#### Raw records ####

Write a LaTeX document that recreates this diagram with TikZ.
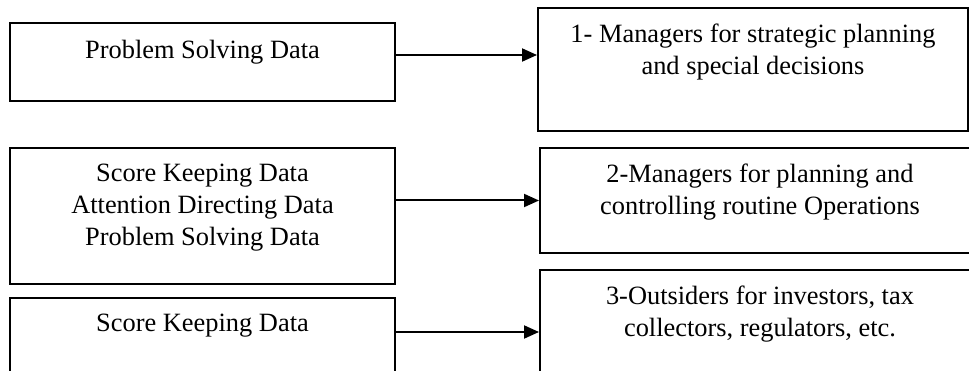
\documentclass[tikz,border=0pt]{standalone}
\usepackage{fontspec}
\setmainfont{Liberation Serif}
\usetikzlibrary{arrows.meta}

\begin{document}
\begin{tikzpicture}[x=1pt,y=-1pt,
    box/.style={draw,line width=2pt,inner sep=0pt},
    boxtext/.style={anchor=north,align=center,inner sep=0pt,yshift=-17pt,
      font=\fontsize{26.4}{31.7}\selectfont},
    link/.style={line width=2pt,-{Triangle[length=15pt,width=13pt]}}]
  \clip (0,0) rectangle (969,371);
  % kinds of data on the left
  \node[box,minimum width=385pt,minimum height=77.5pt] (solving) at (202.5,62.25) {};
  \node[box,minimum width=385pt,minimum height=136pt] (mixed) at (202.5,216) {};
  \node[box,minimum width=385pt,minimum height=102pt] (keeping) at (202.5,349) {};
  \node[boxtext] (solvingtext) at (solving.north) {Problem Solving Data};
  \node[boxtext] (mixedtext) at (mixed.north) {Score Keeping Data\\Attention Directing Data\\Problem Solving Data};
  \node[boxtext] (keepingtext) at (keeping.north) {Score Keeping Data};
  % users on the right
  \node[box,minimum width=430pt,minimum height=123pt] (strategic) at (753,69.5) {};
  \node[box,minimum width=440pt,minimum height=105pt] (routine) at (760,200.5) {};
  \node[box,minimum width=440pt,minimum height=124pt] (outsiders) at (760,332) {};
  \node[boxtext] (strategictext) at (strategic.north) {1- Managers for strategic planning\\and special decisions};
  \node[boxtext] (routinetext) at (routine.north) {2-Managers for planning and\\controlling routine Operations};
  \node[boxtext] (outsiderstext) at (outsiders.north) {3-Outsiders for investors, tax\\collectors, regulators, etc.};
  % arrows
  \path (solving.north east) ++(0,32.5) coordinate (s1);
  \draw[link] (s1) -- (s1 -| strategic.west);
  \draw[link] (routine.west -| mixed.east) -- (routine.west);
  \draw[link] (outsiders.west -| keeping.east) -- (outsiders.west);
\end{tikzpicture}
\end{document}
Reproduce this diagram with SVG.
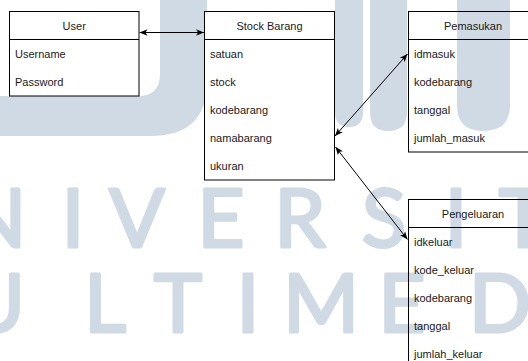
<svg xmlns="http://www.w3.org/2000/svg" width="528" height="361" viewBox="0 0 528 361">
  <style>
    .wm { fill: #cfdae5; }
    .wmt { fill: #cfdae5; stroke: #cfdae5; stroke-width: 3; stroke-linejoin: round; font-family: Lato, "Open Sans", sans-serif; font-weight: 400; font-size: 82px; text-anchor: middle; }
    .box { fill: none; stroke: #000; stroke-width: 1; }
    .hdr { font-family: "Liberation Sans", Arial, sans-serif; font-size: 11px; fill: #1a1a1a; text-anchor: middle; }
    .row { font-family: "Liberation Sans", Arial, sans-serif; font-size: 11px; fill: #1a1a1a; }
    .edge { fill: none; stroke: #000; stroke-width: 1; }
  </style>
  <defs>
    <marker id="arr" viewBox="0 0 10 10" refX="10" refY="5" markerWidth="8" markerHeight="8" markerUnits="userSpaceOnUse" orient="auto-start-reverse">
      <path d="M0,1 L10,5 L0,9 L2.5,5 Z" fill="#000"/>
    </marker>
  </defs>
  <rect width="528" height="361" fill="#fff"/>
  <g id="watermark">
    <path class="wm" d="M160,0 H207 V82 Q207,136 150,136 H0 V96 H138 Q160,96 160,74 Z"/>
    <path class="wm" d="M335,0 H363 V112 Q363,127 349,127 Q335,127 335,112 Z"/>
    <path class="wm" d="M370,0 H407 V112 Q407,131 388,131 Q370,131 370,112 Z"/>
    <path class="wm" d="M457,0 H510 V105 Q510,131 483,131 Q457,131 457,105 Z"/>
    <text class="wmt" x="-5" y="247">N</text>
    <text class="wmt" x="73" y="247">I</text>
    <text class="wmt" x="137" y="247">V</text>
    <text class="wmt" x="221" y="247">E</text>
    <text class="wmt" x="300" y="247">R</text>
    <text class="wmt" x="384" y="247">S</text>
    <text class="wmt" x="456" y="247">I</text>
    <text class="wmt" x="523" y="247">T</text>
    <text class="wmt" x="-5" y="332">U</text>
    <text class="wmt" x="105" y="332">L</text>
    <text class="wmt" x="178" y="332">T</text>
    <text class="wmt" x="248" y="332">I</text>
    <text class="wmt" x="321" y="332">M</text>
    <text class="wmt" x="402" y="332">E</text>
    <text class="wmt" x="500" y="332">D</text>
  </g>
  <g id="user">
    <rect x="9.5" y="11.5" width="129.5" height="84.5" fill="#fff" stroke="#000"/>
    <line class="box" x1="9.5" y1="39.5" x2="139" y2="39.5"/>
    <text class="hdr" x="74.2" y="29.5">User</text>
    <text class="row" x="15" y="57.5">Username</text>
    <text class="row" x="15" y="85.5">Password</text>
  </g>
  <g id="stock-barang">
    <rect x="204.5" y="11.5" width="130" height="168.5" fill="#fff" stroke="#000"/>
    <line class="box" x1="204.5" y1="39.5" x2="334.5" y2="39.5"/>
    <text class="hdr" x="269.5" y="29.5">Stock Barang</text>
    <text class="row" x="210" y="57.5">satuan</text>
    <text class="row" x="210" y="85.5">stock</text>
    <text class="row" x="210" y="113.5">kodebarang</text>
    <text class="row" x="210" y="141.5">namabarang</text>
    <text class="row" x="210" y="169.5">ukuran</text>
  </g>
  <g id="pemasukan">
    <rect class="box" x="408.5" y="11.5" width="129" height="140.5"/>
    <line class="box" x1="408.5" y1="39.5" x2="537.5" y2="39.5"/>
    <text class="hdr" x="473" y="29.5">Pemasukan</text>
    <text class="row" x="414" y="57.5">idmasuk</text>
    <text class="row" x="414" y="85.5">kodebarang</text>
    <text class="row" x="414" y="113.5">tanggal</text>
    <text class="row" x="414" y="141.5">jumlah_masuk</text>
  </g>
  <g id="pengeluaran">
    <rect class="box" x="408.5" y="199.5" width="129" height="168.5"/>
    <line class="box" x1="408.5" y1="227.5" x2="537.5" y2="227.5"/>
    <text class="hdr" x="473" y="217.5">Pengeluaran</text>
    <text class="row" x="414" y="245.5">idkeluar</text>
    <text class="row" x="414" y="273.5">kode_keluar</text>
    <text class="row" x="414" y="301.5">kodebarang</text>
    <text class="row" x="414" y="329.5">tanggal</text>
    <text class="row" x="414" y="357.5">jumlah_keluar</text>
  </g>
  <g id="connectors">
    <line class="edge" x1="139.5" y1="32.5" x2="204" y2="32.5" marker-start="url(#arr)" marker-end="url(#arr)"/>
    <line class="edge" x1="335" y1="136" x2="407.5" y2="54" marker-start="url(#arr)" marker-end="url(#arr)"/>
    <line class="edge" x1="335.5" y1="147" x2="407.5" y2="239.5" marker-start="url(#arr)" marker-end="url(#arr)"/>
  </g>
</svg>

####

*Work instructions*
Copy out all lines from the material above that contain the string "diagram".

*The reply*
Write a LaTeX document that recreates this diagram with TikZ.
Reproduce this diagram with SVG.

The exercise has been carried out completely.